* _Problem requirements_: Line by line, repeat the data below exactly, beginning at the first line and ending at the line with "import plotly.graph_objects as go". Omit pictures.

* begin Data shown *

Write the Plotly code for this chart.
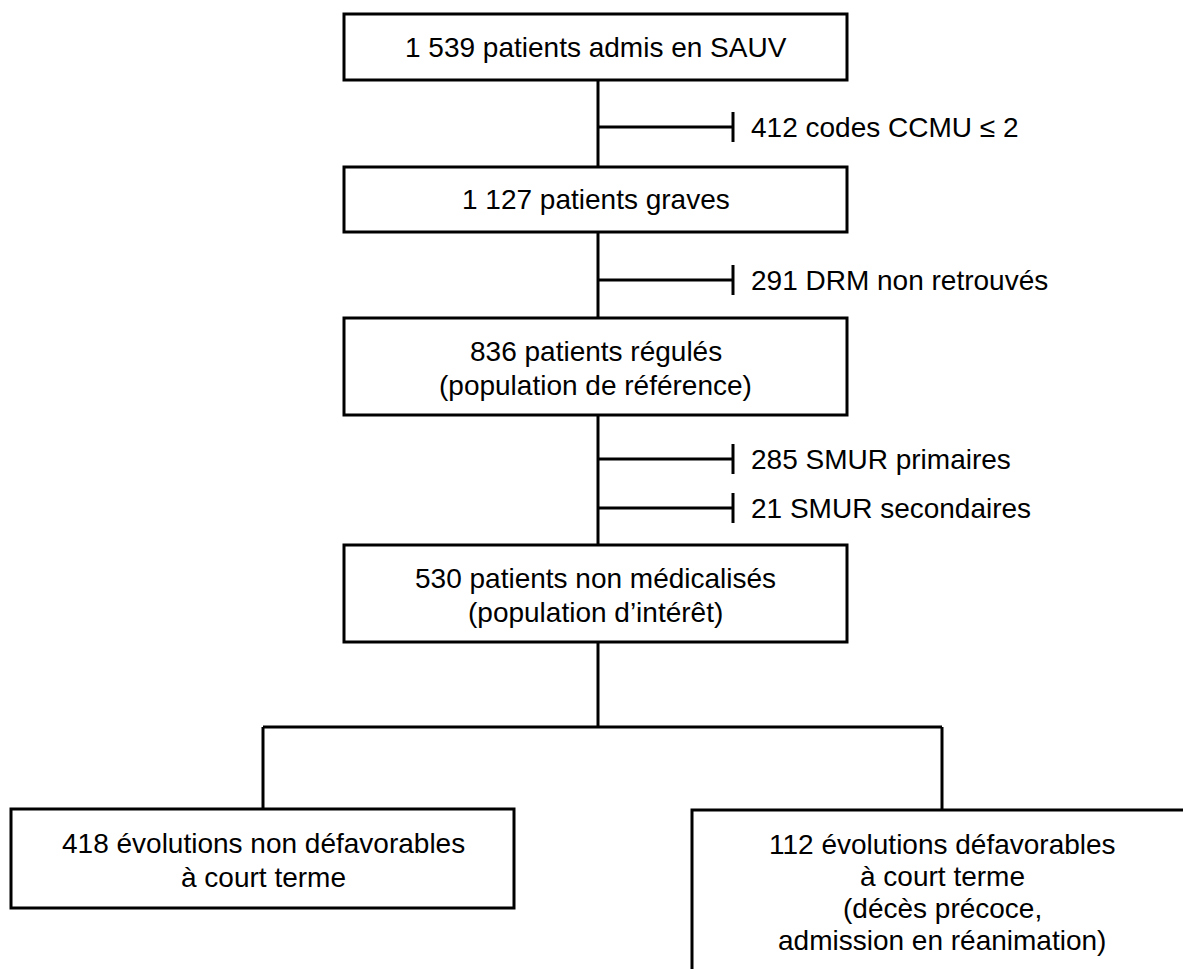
import plotly.graph_objects as go

# ---- content ----
main_counts = [1539, 1127, 836, 530]
main_text = [
    ["patients admis en SAUV"],
    ["patients graves"],
    ["patients régulés", "(population de référence)"],
    ["patients non médicalisés", "(population d’intérêt)"],
]
excl_counts = [412, 291, 285, 21]
excl_text = ["codes CCMU ≤ 2", "DRM non retrouvés", "SMUR primaires", "SMUR secondaires"]
outcome_counts = [418, 112]
outcome_text = [
    ["évolutions non défavorables", "à court terme"],
    ["évolutions défavorables", "à court terme", "(décès précoce,", "admission en réanimation)"],
]

# ---- layout geometry (page pixels, y downward) ----
W, H = 1183, 969
main_x = (344, 847)
main_y = [(14, 80), (167, 232), (318, 415), (545, 642)]
spine_x = 598
excl_y = [127, 280, 459, 508]
excl_end = 733
tick_half = 15
excl_label_x = 749
split_y = 727
out_boxes = [(11, 514, 809, 908), (692, 1200, 810, 1010)]
out_cx = [263, 942]
LINE = 34
OUT_LINE = [34, 32]
LW = 3
FONT = dict(family="Liberation Sans, Arial, sans-serif", size=28, color="black")


def fmt(n):
    return f"{n:,}".replace(",", " ")


fig = go.Figure()
shapes = []
annotations = []


def line(x0, y0, x1, y1):
    shapes.append(dict(type="line", xref="x", yref="y", x0=x0, y0=y0, x1=x1, y1=y1,
                       line=dict(color="black", width=LW)))


def rect(x0, x1, y0, y1):
    shapes.append(dict(type="rect", xref="x", yref="y", x0=x0, y0=y0, x1=x1, y1=y1,
                       line=dict(color="black", width=LW), fillcolor="rgba(0,0,0,0)"))


def text(x, y, s, anchor="center"):
    annotations.append(dict(x=x, y=y, xref="x", yref="y", text=s, showarrow=False,
                            xanchor=anchor, yanchor="middle", font=FONT))


# main boxes
for i, (cnt, lines) in enumerate(zip(main_counts, main_text)):
    y0, y1 = main_y[i]
    rect(main_x[0], main_x[1], y0, y1)
    lines = [f"{fmt(cnt)} {lines[0]}"] + lines[1:]
    n = len(lines)
    cy = (y0 + y1) / 2 + (2 if n > 1 else 0)
    for k, s in enumerate(lines):
        text((main_x[0] + main_x[1]) / 2, cy + (k - (n - 1) / 2) * LINE, s)
    if i < len(main_y) - 1:
        line(spine_x, y1, spine_x, main_y[i + 1][0])

# exclusions
for cnt, lab, y in zip(excl_counts, excl_text, excl_y):
    line(spine_x, y, excl_end, y)
    line(excl_end, y - tick_half, excl_end, y + tick_half)
    text(excl_label_x, y, f"{fmt(cnt)} {lab}", anchor="left")

# split
line(spine_x, main_y[-1][1], spine_x, split_y)
line(out_cx[0], split_y, out_cx[1], split_y)
for j, (cnt, lines) in enumerate(zip(outcome_counts, outcome_text)):
    x0, x1, y0, y1 = out_boxes[j]
    line(out_cx[j], split_y, out_cx[j], y0)
    rect(x0, x1, y0, y1)
    lines = [f"{fmt(cnt)} {lines[0]}"] + lines[1:]
    for k, s in enumerate(lines):
        text(out_cx[j], y0 + 34 + k * OUT_LINE[j], s)

fig.update_layout(
    width=W, height=H,
    margin=dict(l=0, r=0, t=0, b=0),
    paper_bgcolor="white", plot_bgcolor="white",
    xaxis=dict(range=[0, W], visible=False, fixedrange=True),
    yaxis=dict(range=[H, 0], visible=False, fixedrange=True),
    shapes=shapes, annotations=annotations, showlegend=False,
)
fig.write_html(
    "out.html",
    config={"displayModeBar": False},
    post_script="document.body.style.margin='0';document.body.style.overflow='hidden';",
)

* end Data shown *

* _Complete answer_:
Write the Plotly code for this chart.
import plotly.graph_objects as go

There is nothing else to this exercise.